About

A picture of Zach Binney.

My name is Zach Binney. I joined Emory University’s Oxford College in August 2020 as an Assistant Professor of Quantitative Theory and Methods.

I’m an Atlanta native, born and raised. I left for four years to earn my undergraduate degree in the History, Philosophy, and Social Studies of Science and Medicine from the University of Chicago in 2008, but I returned every summer to work as an editor for the CNN Radio network. I then spent 3 years in Washington, D.C. as a healthcare consultant before returning to Atlanta to earn my MPH in epidemiology from Emory in 2013. After a year of research work at the Emory Palliative Care Center he moved back across the quad to earn his PhD in epidemiology at Emory in 2018. His dissertation was on NFL injuries.

I have taught multiple courses in epidemiologic and statistical methods as well as R programming to students from freshmen undergraduates through PhD students at Emory and Georgia State Universities. Teaching and interacting with students is what gets me out of bed in the morning.

My research currently sits at the intersection of sports and public health, focusing on sports injuries and athlete health. I previously worked in palliative and end-of-life care and and collaborated on projects related to infectious and cardiovascular diseases.

I’m a lifelong NFL and baseball fan, one of the many things I blame my father for. He was also a statistician for the Braves from 1978-1981, which instilled in me a lifelong love of baseball and stats. But I didn’t begin studying sports injuries until 2013 thanks to a fortuitous accident where an NFL team that offered me a freelance analytics position said “Oh, you’re in healthcare, you must know about injuries, right?” I had not even thought about doing that at the time, but it’s an extremely timely and interesting topic! I’ve been doing in-depth work in the field ever since.

What does a sports epidemiologist do? To grossly oversimplify and steal my own words from one of my FO articles, epidemiologists want to do two main things:

  1. Describe the distribution of diseases (for example, injuries) in a population (for example, football players) and,

  2. When we see differences within populations (for example, variation by position or team or year), ask and analyze why these differences exist.

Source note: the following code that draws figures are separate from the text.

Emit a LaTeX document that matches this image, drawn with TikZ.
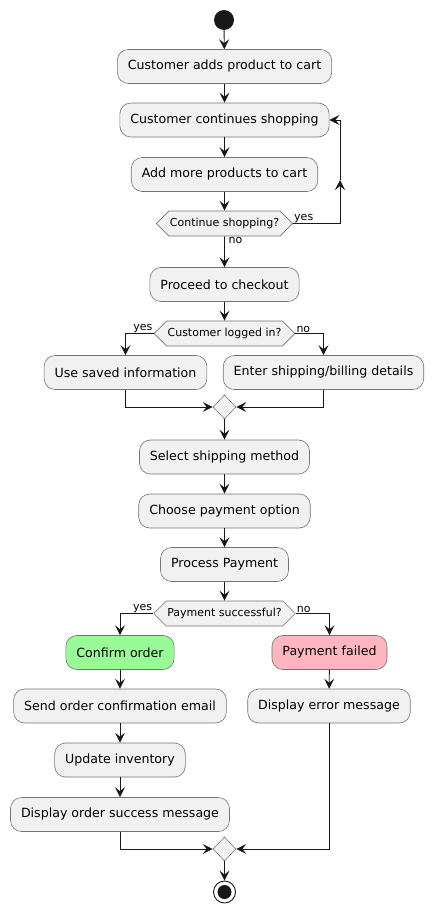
\documentclass[tikz,border=0pt]{standalone}
\usepackage{fontspec}
\setmainfont{DejaVu Sans}
\usetikzlibrary{arrows.meta, shapes.geometric, shapes.symbols, positioning}
\definecolor{boxfill}{HTML}{F1F1F1}
\definecolor{linecol}{HTML}{181818}
\definecolor{okgreen}{HTML}{98FB98}
\definecolor{failpink}{HTML}{FFB6C1}

\tikzset{
	act/.style={draw=black!55, fill=boxfill, rounded corners=11pt, line width=0.6pt,
		minimum height=34pt, inner xsep=10.5pt, font=\fontsize{12.6}{15}\selectfont},
	ifbox/.style={signal, signal to=east and west, draw=black!55, fill=boxfill,
		line width=0.6pt, minimum height=25pt, inner xsep=1pt, font=\fontsize{11}{13}\selectfont},
	merge/.style={diamond, draw=black!55, fill=boxfill, line width=0.6pt,
		minimum width=23pt, minimum height=24pt, inner sep=0pt},
	flow/.style={draw=linecol, line width=0.9pt, -{Stealth[length=10pt,width=10pt,inset=4pt]}},
	lbl/.style={font=\fontsize{11}{13}\selectfont, inner sep=1pt},
}

\begin{document}
\begin{tikzpicture}[x=1pt, y=-1pt]
	\useasboundingbox (0,0) rectangle (432,913);
	% NOTE: y runs downwards here, so coordinates are the pixel rows.
	\node[circle, fill=linecol, minimum size=20pt, inner sep=0pt] (start) at (224,20) {};
	\node[act] (addcart) at (224.5,66.5) {Customer adds product to cart};
	\node[act] (shopping) at (224.5,120) {Customer continues shopping};
	\node[act] (addmore) at (224.5,174.5) {Add more products to cart};
	\node[ifbox] (contq) at (224.5,223.5) {Continue shopping?};
	\node[act] (checkout) at (224.5,284.5) {Proceed to checkout};
	\node[ifbox] (loggedq) at (224.5,333.5) {Customer logged in?};
	\node[act] (saved) at (125.5,372.5) {Use saved information};
	\node[act] (enter) at (323.5,372.5) {Enter shipping/billing details};
	\node[merge] (join1) at (224.5,407) {};
	\node[act] (shipmeth) at (224.5,457) {Select shipping method};
	\node[act] (payopt) at (224.5,511) {Choose payment option};
	\node[act] (process) at (224.5,564.5) {Process Payment};
	\node[ifbox] (paidq) at (224.5,613.5) {Payment successful?};
	\node[act, fill=okgreen] (confirm) at (120,652.5) {Confirm order};
	\node[act, fill=failpink] (failed) at (329.5,652.5) {Payment failed};
	\node[act] (email) at (120,706) {Send order confirmation email};
	\node[act] (errmsg) at (329,706) {Display error message};
	\node[act] (inventory) at (120,760) {Update inventory};
	\node[act] (success) at (120,814.5) {Display order success message};
	\node[merge] (join2) at (224.5,849) {};
	\node[circle, draw=linecol, line width=0.9pt, minimum size=22pt, inner sep=0pt] (stop) at (224.5,892) {};
	\fill[linecol] (stop) circle (7pt);

	\coordinate (loop) at (340,180);

	\draw[flow] (start) -- (addcart);
	\draw[flow] (addcart) -- (shopping);
	\draw[flow] (shopping) -- (addmore);
	\draw[flow] (addmore) -- (contq);
	\draw[flow] (contq.east) -| (loop);
	\draw[flow] (loop) |- (shopping.east);
	\draw[flow] (contq) -- (checkout);
	\draw[flow] (checkout) -- (loggedq);
	\draw[flow] (loggedq.west) -| (saved.north);
	\draw[flow] (loggedq.east) -| (enter.north);
	\draw[flow] (saved.south) |- (join1.west);
	\draw[flow] (enter.south) |- (join1.east);
	\draw[flow] (join1) -- (shipmeth);
	\draw[flow] (shipmeth) -- (payopt);
	\draw[flow] (payopt) -- (process);
	\draw[flow] (process) -- (paidq);
	\draw[flow] (paidq.west) -| (confirm.north);
	\draw[flow] (paidq.east) -| (failed.north);
	\draw[flow] (confirm) -- (email);
	\draw[flow] (email) -- (inventory);
	\draw[flow] (inventory) -- (success);
	\draw[flow] (failed) -- (errmsg);
	\draw[flow] (success.south) |- (join2.west);
	\draw[flow] (errmsg.south) |- (join2.east);
	\draw[flow] (join2) -- (stop);

	\node[lbl, anchor=south west] (yes1) at (contq.east) {yes};
	\node[lbl, anchor=north west, xshift=3pt] (no1) at (contq.south) {no};
	\node[lbl, anchor=south east] (yes2) at (loggedq.west) {yes};
	\node[lbl, anchor=south west] (no2) at (loggedq.east) {no};
	\node[lbl, anchor=south east] (yes3) at (paidq.west) {yes};
	\node[lbl, anchor=south west] (no3) at (paidq.east) {no};
\end{tikzpicture}
\end{document}
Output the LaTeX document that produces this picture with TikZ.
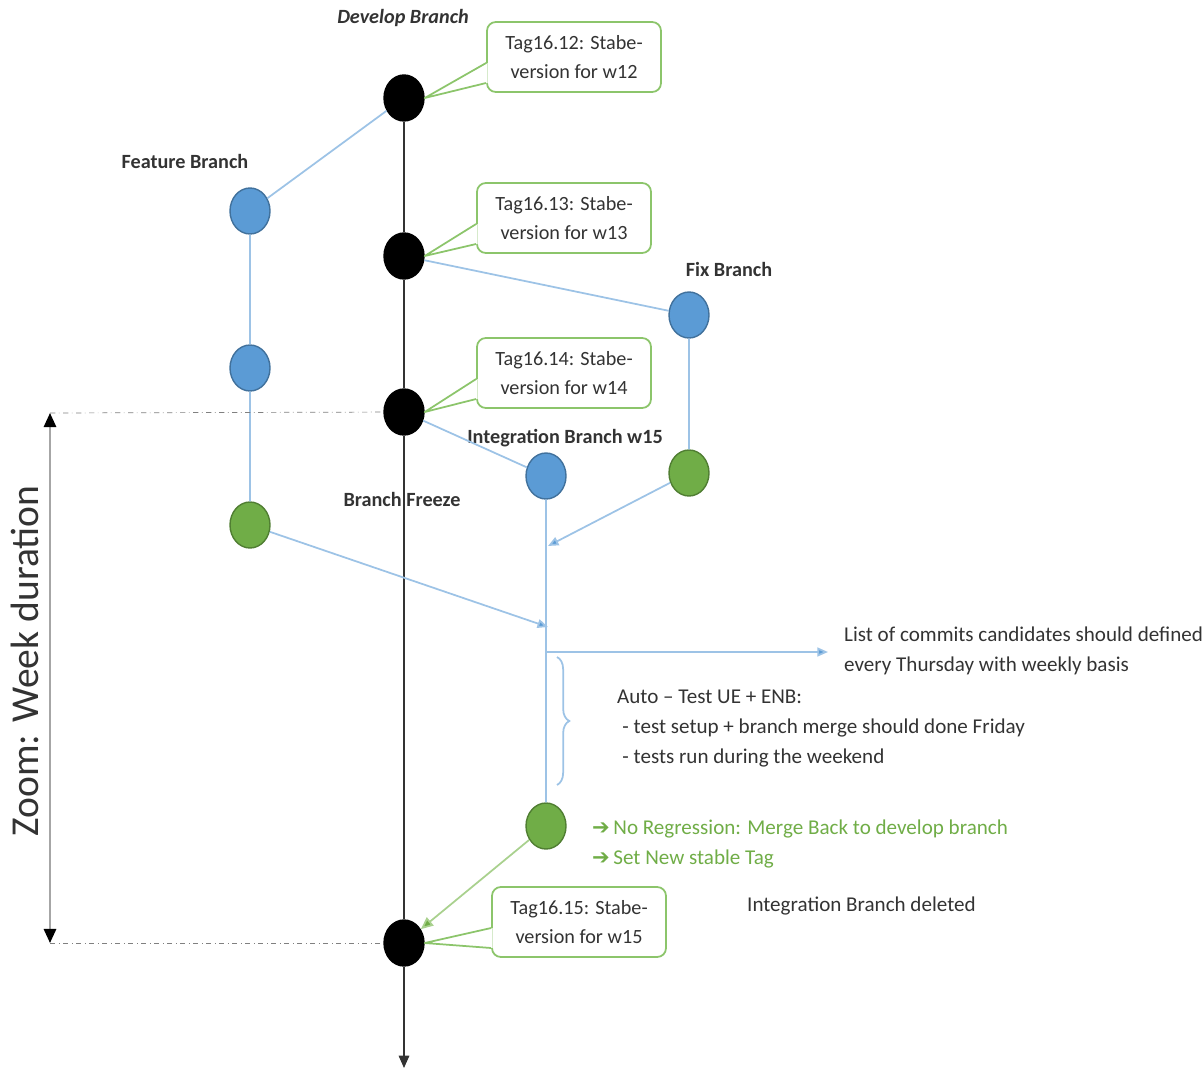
\documentclass[tikz,border=0pt]{standalone}
\usepackage{fontspec}
\setmainfont{Carlito}
\newfontfamily\arrowfont{DejaVu Sans}
\usetikzlibrary{arrows.meta, calc, decorations.pathreplacing, shapes.geometric}

\definecolor{txtgray}{HTML}{333333}
\definecolor{blueFill}{HTML}{5B9BD5}
\definecolor{blueEdge}{HTML}{41719C}
\definecolor{greenFill}{HTML}{70AD47}
\definecolor{greenEdge}{HTML}{507E32}
\definecolor{branchLine}{HTML}{9DC3E6}
\definecolor{tagGreen}{HTML}{8CC56B}
\definecolor{mergeGreen}{HTML}{A9D18E}

\tikzset{
  commit/.style={ellipse, minimum width=0.8cm, minimum height=0.92cm, inner sep=0pt, line width=0.8pt},
  devcommit/.style={commit, fill=black, draw=black},
  bluecommit/.style={commit, fill=blueFill, draw=blueEdge},
  greencommit/.style={commit, fill=greenFill, draw=greenEdge},
  tagbox/.style={draw=tagGreen, line width=1pt, rounded corners=5pt, fill=white,
    minimum width=3.48cm, minimum height=1.4cm, align=center, text=txtgray,
    font=\fontsize{11.5}{17}\selectfont},
  branchlabel/.style={font=\fontsize{11.5}{16}\selectfont\bfseries, text=txtgray},
  note/.style={align=left, text=txtgray},
  branch/.style={draw=branchLine, line width=1pt},
  branchmerge/.style={branch, -{Triangle[length=6pt, width=5pt, fill=blueFill]}},
}

\begin{document}
\begin{tikzpicture}[x=0.02cm, y=-0.02cm, font=\fontsize{12}{17}\selectfont]
    \useasboundingbox (0,0) rectangle (1203,1071);

    % develop branch
    \node[devcommit] (dev12) at (404,98) {};
    \node[devcommit] (dev13) at (404,256) {};
    \node[devcommit] (dev14) at (404,412) {};
    \node[devcommit] (dev15) at (404,943) {};
    \coordinate (devend) at (404,1068);
    \draw[black!80, line width=0.8pt, -{Triangle[length=7pt, width=6pt]}]
        (dev12) -- (dev13) -- (dev14) -- (dev15) -- (devend);
    \node[font=\fontsize{11.5}{16}\selectfont\bfseries\itshape, text=txtgray] (devlabel) at (403,18) {Develop Branch};

    % tags
    \node[tagbox] (tag12) at (574,57) {Tag16.12: Stabe-\\version for w12};
    \node[tagbox] (tag13) at (564,218) {Tag16.13: Stabe-\\version for w13};
    \node[tagbox] (tag14) at (564,373) {Tag16.14: Stabe-\\version for w14};
    \node[tagbox] (tag15) at (579,922) {Tag16.15: Stabe-\\version for w15};
    \foreach \c/\t in {dev12/tag12, dev13/tag13, dev14/tag14, dev15/tag15}{
        \fill[white] ($(\t.west)+(1.5,6)$) -- (\c.east) -- ($(\t.west)+(1.5,26)$) -- cycle;
        \draw[tagGreen, line width=1pt, line join=round]
            ($(\t.west)+(0,6)$) -- (\c.east) -- ($(\t.west)+(0,26)$);
    }

    % feature branch
    \node[branchlabel] (featlabel) at (185,161) {Feature Branch};
    \node[bluecommit] (feat1) at (250,211) {};
    \node[bluecommit] (feat2) at (250,368) {};
    \node[greencommit] (feat3) at (250,525) {};
    \draw[branch] (dev12) -- (feat1) -- (feat2) -- (feat3);

    % fix branch
    \node[branchlabel] (fixlabel) at (729,269) {Fix Branch};
    \node[bluecommit] (fix1) at (689,315) {};
    \node[greencommit] (fix2) at (689,473) {};
    \draw[branch] (dev13) -- (fix1) -- (fix2);

    % integration branch
    \node[branchlabel] (intlabel) at (565,438) {Integration Branch w15};
    \node[branchlabel] (freeze) at (402,499) {Branch Freeze};
    \node[bluecommit] (int1) at (546,476) {};
    \node[greencommit] (int2) at (546,826) {};
    \coordinate (merge1) at (548,546);
    \coordinate (merge2) at (548,627);
    \coordinate (cand) at (546,652);
    \coordinate (candend) at (828,652);
    \draw[branch] (dev14) -- (int1) -- (int2);
    \draw[branchmerge] (fix2) -- (merge1);
    \draw[branchmerge] (feat3) -- (merge2);
    \draw[branchmerge] (cand) -- (candend);
    \node[note, anchor=west] (candnote) at (838,651)
        {List of commits candidates should defined\\every Thursday with weekly basis};

    % auto test
    \coordinate (bracetop) at (557,657);
    \coordinate (bracebot) at (557,785);
    \draw[branch, decorate, decoration={brace, amplitude=7pt, aspect=0.5}]
        (bracetop) -- (bracebot);
    \node[note, anchor=north west] (testnote) at (611,684)
        {Auto -- Test UE + ENB:\\\hspace{3pt}- test setup + branch merge should done Friday\\\hspace{3pt}- tests run during the weekend};

    % merge back
    \node[align=left, anchor=west, text=greenFill] (mergenote) at (586,844)
        {{\arrowfont ➔}\,No Regression: Merge Back to develop branch\\{\arrowfont ➔}\,Set New stable Tag};
    \draw[mergeGreen, line width=1pt, -{Triangle[length=7pt, width=6pt, fill=greenFill]}] (int2) -- (dev15);
    \node[note, anchor=west] (deleted) at (741,906) {Integration Branch deleted};

    % week duration
    \coordinate (zoomtop) at (50,413);
    \coordinate (zoombot) at (50,943);
    \draw[gray, dash dot] (zoomtop) -- (dev14);
    \draw[gray, dash dot] (zoombot) -- (dev15);
    \draw[black!35, line width=1.2pt, {Triangle[length=8pt, width=7pt, color=black]}-{Triangle[length=8pt, width=7pt, color=black]}]
        (zoomtop) -- (zoombot);
    \node[rotate=90, font=\fontsize{22.5}{26}\selectfont, text=txtgray] (zoomlabel) at (25,661) {Zoom: Week duration};
\end{tikzpicture}
\end{document}
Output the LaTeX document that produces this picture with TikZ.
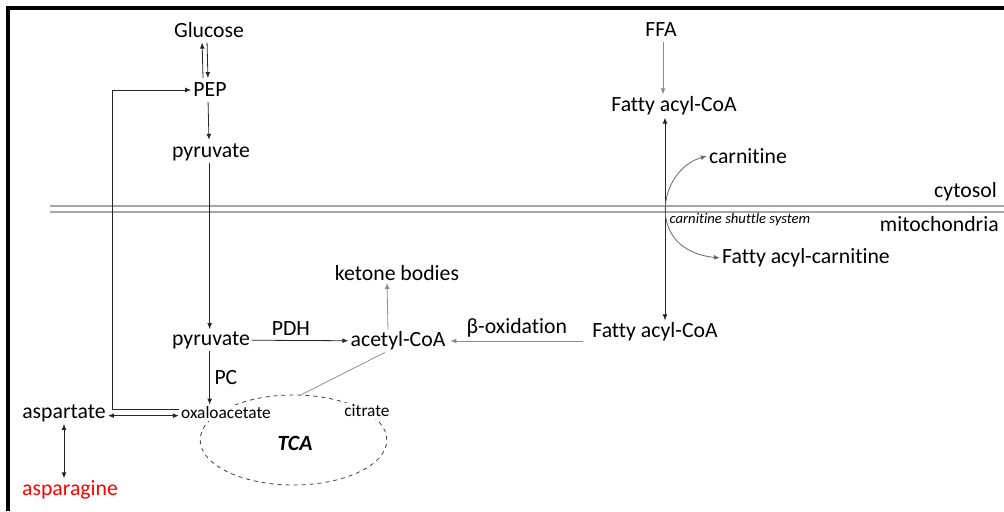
\documentclass[tikz,border=0pt]{standalone}
\usepackage{fontspec}
\setmainfont{Carlito}[Ligatures=NoCommon]
\usepackage{xcolor}
\usetikzlibrary{shapes.geometric, arrows.meta, positioning, calc}

\begin{document}
\begin{tikzpicture}[
    x=0.75pt, y=-0.75pt,
    font=\fontsize{16.3}{19}\selectfont,
    >={Latex[length=4.5pt,width=3.6pt]},
    % Styles
    metab/.style={
      inner sep=1.5pt,
      align=center
    },
    smallmetab/.style={
      font=\fontsize{13}{15}\selectfont,
      fill=white,
      inner sep=1.5pt
    },
    arrow/.style={
      ->,
      line width=0.6pt,
      draw=black!85
    },
    greyarrow/.style={
      ->,
      line width=0.6pt,
      draw=black!45
    },
    twoway/.style={
      <->,
      line width=0.6pt,
      draw=black!85
    },
    membrane/.style={
      line width=0.9pt,
      draw=black!35
    },
    cycle/.style={
      draw=black!75,
      dashed,
      ellipse,
      line width=0.6pt,
      minimum width=140pt,
      minimum height=67.5pt
    }
  ]

    % Frame
    \useasboundingbox (0,0) rectangle (1004,511);
    \draw [line width=2.4pt] (8,511) -- (8,8) -- (1004,8);

    % Membrane
    \draw [membrane] (50,206) -- (1004,206);
    \draw [membrane] (50,212) -- (1004,212);
    \node (cyto) [metab, anchor=east] at (999,192) {cytosol};
    \node (mito) [metab, anchor=east] at (1001,224) {mitochondria};
    \node (shuttle) [metab, font=\fontsize{11}{12}\selectfont\itshape] at (740,220) {carnitine shuttle system};

    % TCA cycle
    \node (tcacycle) [cycle] at (293.5,440) {};
    \node (tca) [metab] at (295,443) {\textbf{\textit{TCA}}};

    % Glycolysis side
    \node (glc) [metab] at (209,30) {Glucose};
    \node (pep) [metab] at (210,90) {PEP};
    \node (pyr1) [metab] at (211,152) {pyruvate};
    \node (pyr2) [metab] at (211,340) {pyruvate};
    \node (acoa) [metab] at (398,341) {acetyl-CoA};
    \node (ket) [metab] at (397,273) {ketone bodies};
    \node (asp) [metab] at (64,413) {aspartate};
    \node (asn) [metab, text=red] at (70,490) {asparagine};
    \node (oaa) [smallmetab] at (226,413) {oxaloacetate};
    \node (cit) [smallmetab] at (367,411) {citrate};

    % Fatty acid side
    \node (ffa) [metab] at (661,30) {FFA};
    \node (fac1) [metab] at (674,106) {Fatty acyl-CoA};
    \node (carn) [metab] at (748,156) {carnitine};
    \node (facarn) [metab] at (806,258) {Fatty acyl-carnitine};
    \node (fac2) [metab] at (655,332) {Fatty acyl-CoA};

    \coordinate (bend) at (112,90);

    % Connections
    \draw [arrow, shorten >=2pt, shorten <=2pt] ([xshift=-1.5pt]glc.south) -- ([xshift=-1.5pt]pep.north);
    \draw [arrow, shorten >=2pt, shorten <=2pt] ([xshift=-5.2pt]pep.north) -- ([xshift=-5.2pt]glc.south);
    \draw [arrow, shorten >=1pt, shorten <=2pt] ([xshift=-1.5pt]pep.south) -- ([xshift=-1.5pt]pyr1.north);
    \draw [arrow] ([xshift=-1pt]pyr1.south) -- ([xshift=-1pt]pyr2.north);
    \draw [arrow] ([xshift=-1pt]pyr2.south) -- ([xshift=-1pt]pyr2.south |- oaa.north) node [midway, right] {PC};
    \draw [arrow] (pyr2) -- (acoa) node [midway, above, xshift=-7pt] {PDH};
    \draw [greyarrow] ([xshift=-7.5pt]acoa.north) -- ([xshift=-7.5pt]ket.south);
    \draw [line width=0.5pt, draw=black!50] ([xshift=-10pt]acoa.south) -- ([xshift=6pt]tcacycle.north);
    \draw [greyarrow] ([xshift=-5pt]fac2.west |- acoa) -- ([xshift=2pt]acoa.east)
      node [midway, above, yshift=-1pt] {β-oxidation};
    \draw [arrow] ([yshift=3pt]oaa.west) -| (bend) -- (pep.west);
    \draw [twoway] ([yshift=-2pt]asp.east) -- ([yshift=-2pt]oaa.west);
    \draw [twoway] (asp.south) -- (asp.south |- asn.north);

    \draw [greyarrow, shorten <=2pt] ([xshift=1.5pt]ffa.south) -- ([xshift=1.5pt]ffa.south |- fac1.north);
    \draw [twoway] ([xshift=-6.75pt]fac1.south) -- ([xshift=-6.75pt]fac1.south |- fac2.north);
    \draw [twoway, draw=black!60] (carn.west) .. controls (658,170) and (644,250) .. (facarn.west);

  \end{tikzpicture}
\end{document}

That’s what I do, just applied to sports rather than what might be thought of as more “traditional” public health topics.

I have consulted for sports organizations (including NFL, MLB, NBA, and NCAA Division I teams), pharmaceutical companies, and media groups on statistical and analytical issues. I am also a staff writer at Football Outsiders and enjoy working with journalists to communicate accessibly about epidemiology and statistics to the public.